Autonomous worksites are designed to provide productivity gains through more consistency in processes. Such worksites may employ a plurality of autonomous machines such as, for example, off-highway haul trucks, motor graders, and other types of heavy equipment to perform a variety of tasks. Primary operation of such machines may be controlled by a combination of on-board and off-board computers, processors, and other electronic controllers rather than human operators. As a result, autonomous operation may enhance the productivity of the machines, and reduce the human resources required for controlling the operation of the worksite.
To operate the autonomous machines safely and efficiently on the worksite, the machines are usually equipped with sensors for detecting objects on the worksite. For example, RADAR (radio detection and ranging) sensors, SONAR (sound navigation and ranging) sensors, LIDAR (light detection and ranging) sensors, IR (infrared) and non-IR cameras, and other similar sensors may be used. The sensed objects may include specific geographical features of the worksite (for example, berms, markers, rocks, etc.), the other machines on the worksite, and any obstructions on the worksite. The machines are also generally equipped with sensors for detecting information regarding characteristics of the machine itself (for example, engine speed, travel and/or work speed, steering angle, transmission gear or gear ratio, orientation such as pitch and roll, geographical location, load weight, and load distribution). A vehicle model, which is a computer model that is used in autonomous operation of the machine on the worksite, may be stored in a computer memory of the machine. Processors on-board the machine may receive outputs from the sensors and, using the vehicle model, may predict how the machine will operate, for example, given its current speed and steering angle, and/or future drive commands of the machine. In the event the processors predict that the machine should not continue on its current course (for example, the processors predict the machine will collide with a sensed object if the machine maintains its current steering angle), the processors may also use the vehicle model to determine what changes should be made, and to predict whether these changes will, in fact, result in continued safe and efficient operation of the machine.
Periodic calibration of the vehicle model is necessary for desired machine operation since the predicted performance of the autonomous machine may vary substantially from the actual performance of the machine. For example, calibration may be required due to, among other things, a change in worksite conditions, a change in the configuration of the machine, and/or because of wear of components used in the machine.
To perform calibration of the vehicle model, the autonomous machine may undergo a series of specific tests. The tests measure the actual performance of the machine, using the uncalibrated vehicle model, under a variety of conditions, including different loads, speeds, steering angles, and orientations of the machine. After the conclusion of the testing, the actual performance of the machine under the various conditions is compared to the performance that was predicted by the uncalibrated vehicle model under those same conditions. The vehicle model may then be adjusted or calibrated based on the comparison, so that future use of the calibrated vehicle model will result in the actual operation of the autonomous machine being substantially the same as the predicted operation of the machine.
An exemplary calibration system and method is described in U.S. Patent Publication No. 2006/0164295 (the '295 publication) by Focke et al. published on Jul. 27, 2006. Specifically, the '295 publication describes a system for simultaneous calibration of two different types of sensors, for example, an image sensor and a radar sensor mounted on a motor vehicle.

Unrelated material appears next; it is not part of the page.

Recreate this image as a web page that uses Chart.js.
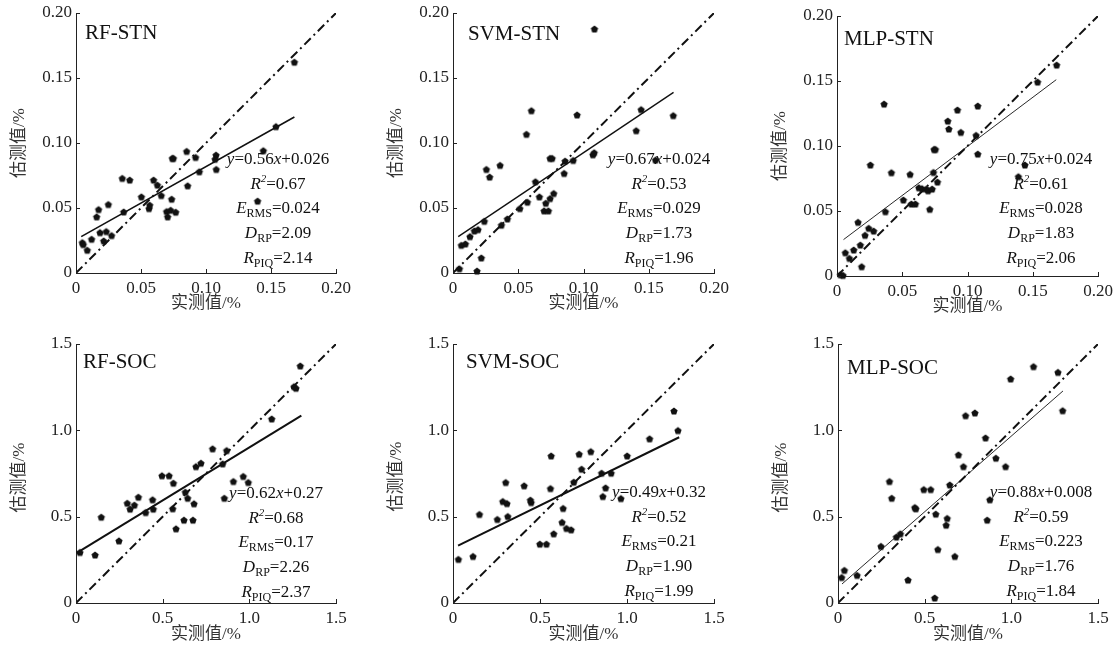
<!DOCTYPE html>
<html>
<head>
<meta charset="utf-8">
<script src="https://cdn.jsdelivr.net/npm/chart.js@4.4.1/dist/chart.umd.min.js"></script>
<style>
  body { margin: 0; background: #fff; }
  #wrap { position: relative; width: 1117px; height: 646px; overflow: hidden; }
  #wrap canvas { position: absolute; }
</style>
</head>
<body>
<div id="wrap"></div>
<script>
// ---- data ----
const stnTicks = ['0', '0.05', '0.10', '0.15', '0.20'];
const socTicks = ['0', '0.5', '1.0', '1.5'];

const rfStnX = [0.0049,0.0056,0.0087,0.012,0.0159,0.0174,0.0185,0.0213,0.0233,0.0249,0.0274,0.0356,0.0367,0.0413,0.0503,0.0562,0.0567,0.0597,0.0626,0.0656,0.0697,0.0705,0.0728,0.0736,0.0741,0.0749,0.0767,0.0851,0.0859,0.092,0.0949,0.1077,0.1079,0.1441,0.1397,0.1538,0.168,0.107];
const rfStnY = [0.0234,0.0219,0.0175,0.026,0.0432,0.0488,0.0311,0.0247,0.0319,0.0527,0.0288,0.0728,0.047,0.0715,0.0586,0.0496,0.0522,0.0715,0.0676,0.0596,0.0473,0.0432,0.0483,0.0568,0.0882,0.0882,0.0468,0.0936,0.0671,0.0889,0.0779,0.0907,0.0797,0.0941,0.0553,0.1126,0.1622,0.0875];

const svmStnX = [0.0049,0.0064,0.0095,0.013,0.0164,0.0192,0.0184,0.0217,0.024,0.0256,0.0281,0.0361,0.0371,0.0417,0.0512,0.0563,0.057,0.0601,0.0632,0.0662,0.0698,0.0711,0.0731,0.0744,0.0744,0.076,0.0772,0.0852,0.0859,0.0921,0.0951,0.1072,0.1082,0.1084,0.1404,0.1442,0.1552,0.1688];
const svmStnY = [0.0033,0.0213,0.0224,0.028,0.0324,0.0334,0.0015,0.0116,0.0398,0.0797,0.0738,0.0828,0.0368,0.0416,0.0496,0.1067,0.0545,0.1249,0.0702,0.0586,0.0478,0.0537,0.0478,0.0573,0.0882,0.0882,0.0612,0.0766,0.0861,0.0866,0.1216,0.091,0.0925,0.1877,0.1095,0.1257,0.0869,0.1211];

const mlpStnX = [0.0026,0.0046,0.0064,0.0095,0.0128,0.0161,0.0179,0.0189,0.0215,0.0243,0.0256,0.0281,0.0361,0.0371,0.0417,0.0509,0.056,0.057,0.0601,0.0627,0.0652,0.0685,0.0698,0.0711,0.0729,0.0739,0.0744,0.0754,0.077,0.0849,0.0857,0.0923,0.0949,0.1066,0.1079,0.1079,0.139,0.144,0.1537,0.1683];
const mlpStnY = [0.001,0.0005,0.0179,0.0136,0.02,0.0413,0.0238,0.0072,0.0313,0.0367,0.0854,0.0346,0.1323,0.0495,0.0795,0.0585,0.0782,0.0554,0.0554,0.0679,0.0672,0.0669,0.0656,0.0513,0.0669,0.0797,0.0974,0.0974,0.0723,0.1192,0.1131,0.1277,0.1105,0.1082,0.1308,0.0938,0.0764,0.0854,0.1492,0.1623];

const rfSocX = [0.023,0.11,0.146,0.248,0.296,0.312,0.337,0.36,0.402,0.442,0.446,0.496,0.537,0.562,0.558,0.577,0.623,0.631,0.644,0.675,0.681,0.692,0.721,0.788,0.846,0.856,0.869,0.908,0.965,0.994,1.129,1.258,1.269,1.294];
const rfSocY = [0.293,0.278,0.497,0.36,0.578,0.544,0.567,0.613,0.524,0.598,0.544,0.737,0.737,0.694,0.546,0.43,0.48,0.642,0.607,0.48,0.575,0.79,0.81,0.893,0.806,0.607,0.883,0.704,0.733,0.698,1.066,1.253,1.244,1.373];

const svmSocX = [0.031,0.115,0.152,0.255,0.303,0.315,0.286,0.31,0.409,0.445,0.449,0.499,0.537,0.564,0.56,0.579,0.627,0.633,0.652,0.679,0.694,0.725,0.739,0.792,0.854,0.861,0.877,0.909,0.965,1.001,1.13,1.27,1.293];
const svmSocY = [0.253,0.27,0.513,0.484,0.698,0.501,0.588,0.576,0.679,0.596,0.582,0.341,0.341,0.852,0.663,0.401,0.467,0.548,0.432,0.424,0.7,0.862,0.775,0.877,0.752,0.617,0.667,0.752,0.605,0.852,0.951,1.112,0.999];

const mlpSocX = [0.021,0.037,0.11,0.248,0.297,0.31,0.337,0.36,0.404,0.443,0.449,0.495,0.535,0.558,0.564,0.576,0.624,0.63,0.645,0.674,0.695,0.724,0.736,0.79,0.851,0.861,0.876,0.911,0.967,0.996,1.128,1.269,1.296];
const mlpSocY = [0.148,0.189,0.16,0.328,0.704,0.607,0.382,0.401,0.133,0.553,0.546,0.657,0.657,0.029,0.515,0.31,0.451,0.49,0.684,0.27,0.858,0.79,1.085,1.101,0.956,0.48,0.598,0.839,0.79,1.298,1.369,1.336,1.114];

// fitted line end points [x1, x2], [y1, y2]
const rfStnFitX = [0.004, 0.168], rfStnFitY = [0.028, 0.120];
const svmStnFitX = [0.004, 0.169], svmStnFitY = [0.028, 0.139];
const mlpStnFitX = [0.005, 0.168], mlpStnFitY = [0.028, 0.151];
const rfSocFitX = [0.005, 1.30], rfSocFitY = [0.29, 1.085];
const svmSocFitX = [0.029, 1.30], svmSocFitY = [0.332, 0.96];
const mlpSocFitX = [0.023, 1.298], mlpSocFitY = [0.11, 1.228];

const panelNames = ['RF-STN', 'SVM-STN', 'MLP-STN', 'RF-SOC', 'SVM-SOC', 'MLP-SOC'];
const fitSlope = ['0.56', '0.67', '0.75', '0.62', '0.49', '0.88'];
const fitIntercept = ['0.026', '0.024', '0.024', '0.27', '0.32', '0.008'];
const r2Vals = ['0.67', '0.53', '0.61', '0.68', '0.52', '0.59'];
const ermsVals = ['0.024', '0.029', '0.028', '0.17', '0.21', '0.223'];
const drpVals = ['2.09', '1.73', '1.83', '2.26', '1.90', '1.76'];
const rpiqVals = ['2.14', '1.96', '2.06', '2.37', '1.99', '1.84'];

// ---- layout (page px) ----
const boxes = [[76,13,260,260],[453,13,261,260],[837,16,261,260],[76,344,260,259],[453,344,261,259],[838,344,260,259]];
const titleOff = [[9,26],[15,27],[7,29],[7,24],[13,24],[9,30]];
const statsOff = [[202,151],[206,151],[204,148],[200,154],[206,153],[203,153]];
const axisTitleOff = [[31,0],[31,0],[31,0],[32,4],[32,3],[32,4]];
const fitWidth = [1.6, 1.4, 0.9, 2, 2, 0.9];

const SERIF = '"Liberation Serif", "Times New Roman", serif';
const CJK = '"Liberation Serif", "Noto Sans CJK SC", serif';

// pentagon marker
function pentagon(r) {
  const c = document.createElement('canvas');
  const s = Math.ceil(r * 2 + 2);
  c.width = s; c.height = s;
  const g = c.getContext('2d');
  g.fillStyle = '#111';
  g.beginPath();
  for (let i = 0; i < 5; i++) {
    const a = -Math.PI / 2 + i * 2 * Math.PI / 5;
    const px = s / 2 + r * Math.cos(a), py = s / 2 + r * Math.sin(a) + 0.4;
    if (i === 0) g.moveTo(px, py); else g.lineTo(px, py);
  }
  g.closePath();
  g.fill();
  return c;
}
const marker = pentagon(3.8);

function richLine(ctx, segs, cx, y) {
  let w = 0;
  segs.forEach(s => {
    ctx.font = s.f;
    s.w = ctx.measureText(s.t).width;
    w += s.w;
  });
  let x = cx - w / 2;
  segs.forEach(s => {
    ctx.font = s.f;
    ctx.fillText(s.t, x, y + (s.dy || 0));
    x += s.w;
  });
}

const panelPlugin = {
  id: 'panelDeco',
  afterDraw(chart) {
    const ctx = chart.ctx;
    const a = chart.chartArea;
    const i = chart.options.plugins.panelDeco.idx;
    const xs = chart.scales.x, ys = chart.scales.y;
    ctx.save();
    // inward ticks
    ctx.strokeStyle = '#222';
    ctx.lineWidth = 1;
    ctx.beginPath();
    xs.ticks.forEach(t => {
      const px = Math.round(xs.getPixelForValue(t.value)) + 0.5;
      ctx.moveTo(px, a.bottom); ctx.lineTo(px, a.bottom - 4);
    });
    ys.ticks.forEach(t => {
      const py = Math.round(ys.getPixelForValue(t.value)) + 0.5;
      ctx.moveTo(a.left, py); ctx.lineTo(a.left + 4, py);
    });
    ctx.stroke();

    ctx.fillStyle = '#111';
    ctx.textBaseline = 'alphabetic';
    ctx.textAlign = 'left';
    // panel title
    ctx.font = '21px ' + SERIF;
    ctx.fillText(panelNames[i], a.left + titleOff[i][0], a.top + titleOff[i][1]);

    // statistics
    const it = '17px ' + SERIF, itI = 'italic 17px ' + SERIF;
    const sub = '12px ' + SERIF, supI = 'italic 11px ' + SERIF;
    const cx = a.left + statsOff[i][0];
    let y = a.top + statsOff[i][1];
    const gap = 24.7;
    richLine(ctx, [{t: 'y', f: itI}, {t: '=' + fitSlope[i], f: it}, {t: 'x', f: itI}, {t: '+' + fitIntercept[i], f: it}], cx, y);
    y += gap;
    richLine(ctx, [{t: 'R', f: itI}, {t: '2', f: supI, dy: -7}, {t: '=' + r2Vals[i], f: it}], cx, y);
    y += gap;
    richLine(ctx, [{t: 'E', f: itI}, {t: 'RMS', f: sub, dy: 4}, {t: '=' + ermsVals[i], f: it}], cx, y);
    y += gap;
    richLine(ctx, [{t: 'D', f: itI}, {t: 'RP', f: sub, dy: 4}, {t: '=' + drpVals[i], f: it}], cx, y);
    y += gap;
    richLine(ctx, [{t: 'R', f: itI}, {t: 'PIQ', f: sub, dy: 4}, {t: '=' + rpiqVals[i], f: it}], cx, y);

    // axis titles
    ctx.fillStyle = '#333';
    ctx.font = '17px ' + CJK;
    ctx.textAlign = 'center';
    ctx.textBaseline = 'middle';
    ctx.fillText('实测值/%', (a.left + a.right) / 2, a.bottom + axisTitleOff[i][0]);
    ctx.translate(a.left - 56, (a.top + a.bottom) / 2 + axisTitleOff[i][1]);
    ctx.rotate(-Math.PI / 2);
    ctx.fillText('估测值/%', 0, 0);
    ctx.restore();
  }
};

const sets = [
  [rfStnX, rfStnY, rfStnFitX, rfStnFitY, 0.2, 0.05, stnTicks],
  [svmStnX, svmStnY, svmStnFitX, svmStnFitY, 0.2, 0.05, stnTicks],
  [mlpStnX, mlpStnY, mlpStnFitX, mlpStnFitY, 0.2, 0.05, stnTicks],
  [rfSocX, rfSocY, rfSocFitX, rfSocFitY, 1.5, 0.5, socTicks],
  [svmSocX, svmSocY, svmSocFitX, svmSocFitY, 1.5, 0.5, socTicks],
  [mlpSocX, mlpSocY, mlpSocFitX, mlpSocFitY, 1.5, 0.5, socTicks]
];

const PAD_L = 70, PAD_T = 20, PAD_R = 20, PAD_B = 50;
const wrap = document.getElementById('wrap');

sets.forEach((s, i) => {
  const [xs, ys, fx, fy, max, step, labels] = s;
  const b = boxes[i];
  const cv = document.createElement('canvas');
  const W = b[2] + PAD_L + PAD_R, H = b[3] + PAD_T + PAD_B;
  cv.width = W; cv.height = H;
  cv.style.left = (b[0] - PAD_L) + 'px';
  cv.style.top = (b[1] - PAD_T) + 'px';
  cv.style.width = W + 'px';
  cv.style.height = H + 'px';
  wrap.appendChild(cv);

  const tickOpts = {
    color: '#222',
    font: {family: SERIF, size: 17},
    padding: 4,
    stepSize: step,
    autoSkip: false,
    maxRotation: 0,
    callback: (v, k) => labels[k]
  };

  new Chart(cv, {
    type: 'scatter',
    data: {
      datasets: [
        {
          data: xs.map((x, k) => ({x: x, y: ys[k]})),
          pointStyle: marker,
          pointRadius: 4,
          clip: false
        },
        {
          type: 'line',
          data: fx.map((x, k) => ({x: x, y: fy[k]})),
          borderColor: '#111',
          borderWidth: fitWidth[i],
          pointRadius: 0,
          fill: false
        },
        {
          type: 'line',
          data: [{x: 0, y: 0}, {x: max, y: max}],
          borderColor: '#111',
          borderWidth: 2,
          borderDash: [9, 4, 2, 4],
          pointRadius: 0,
          fill: false
        }
      ]
    },
    options: {
      responsive: false,
      animation: false,
      events: [],
      layout: {padding: {left: 0, top: PAD_T, right: PAD_R, bottom: 0}},
      plugins: {legend: {display: false}, tooltip: {enabled: false}, panelDeco: {idx: i}},
      scales: {
        x: {
          type: 'linear', min: 0, max: max,
          grid: {display: false, drawTicks: false},
          border: {display: true, color: '#222', width: 1},
          ticks: Object.assign({}, tickOpts, {padding: 5}),
          afterFit: sc => { sc.height = PAD_B; }
        },
        y: {
          type: 'linear', min: 0, max: max,
          grid: {display: false, drawTicks: false},
          border: {display: true, color: '#222', width: 1},
          ticks: tickOpts,
          afterFit: sc => { sc.width = PAD_L; }
        }
      }
    },
    plugins: [panelPlugin]
  });
});
</script>
</body>
</html>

During calibration of the two sensors, the motor vehicle is aligned in front of a calibration object in such a way that the image and radar sensors detect reference features of the calibration object and responsively create calibration data. The calibration data is used directly for calibration of the participating sensors. For example, the calibration data is used for automatic correction of a deviation of a sensor axis in relation to a vehicle longitudinal axis or by an automotive technician for mechanical adjustment of sensor placement. These procedures are possible during manufacture or repair of the motor vehicle.
Although the sensor system of the '295 publication may be helpful in calibrating machine-mounted sensors, the benefit may be limited as there are a number of different types of vehicle model calibration that may be necessary in order for an autonomous work machine to operate efficiently. For example, different loads, speeds, steering angles, and orientations of the machine may all be parameters that require calibration and/or recalibration during the lifetime of the autonomous machine.

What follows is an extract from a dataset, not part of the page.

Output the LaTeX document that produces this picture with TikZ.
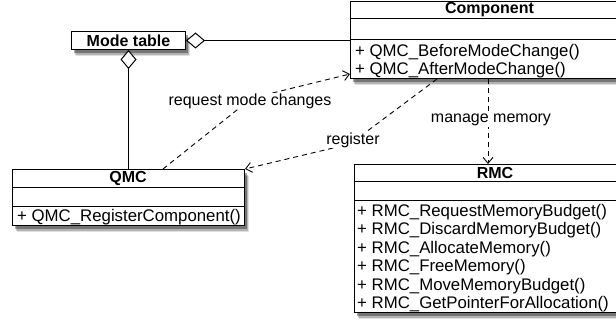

Challenges to calibrating an autonomous work machine vehicle model may include, for example, the need for an autonomous machine to be transported to an area designated specifically for calibration-related activity. The designated area may be a significant distance from the autonomous worksite. The size of the designated area may limit the number of machines undergoing vehicle model calibration at any particular time. Further, it may take a significant amount of time to complete all of the specific tests required for complete calibration of the vehicle model. Thus, the autonomous machine may not be available to perform any task on the autonomous worksite for a relatively long period of time, until the vehicle model is completely calibrated and the autonomous machine is transported to the worksite. Subsequent recalibration of the vehicle model may result in similar disadvantages, since it may be necessary to transport the autonomous machine back to the designated area to again undergo the series of specific tests.
The disclosed systems and methods are directed to overcoming one or more of the problems set forth above and/or other problems of the prior art.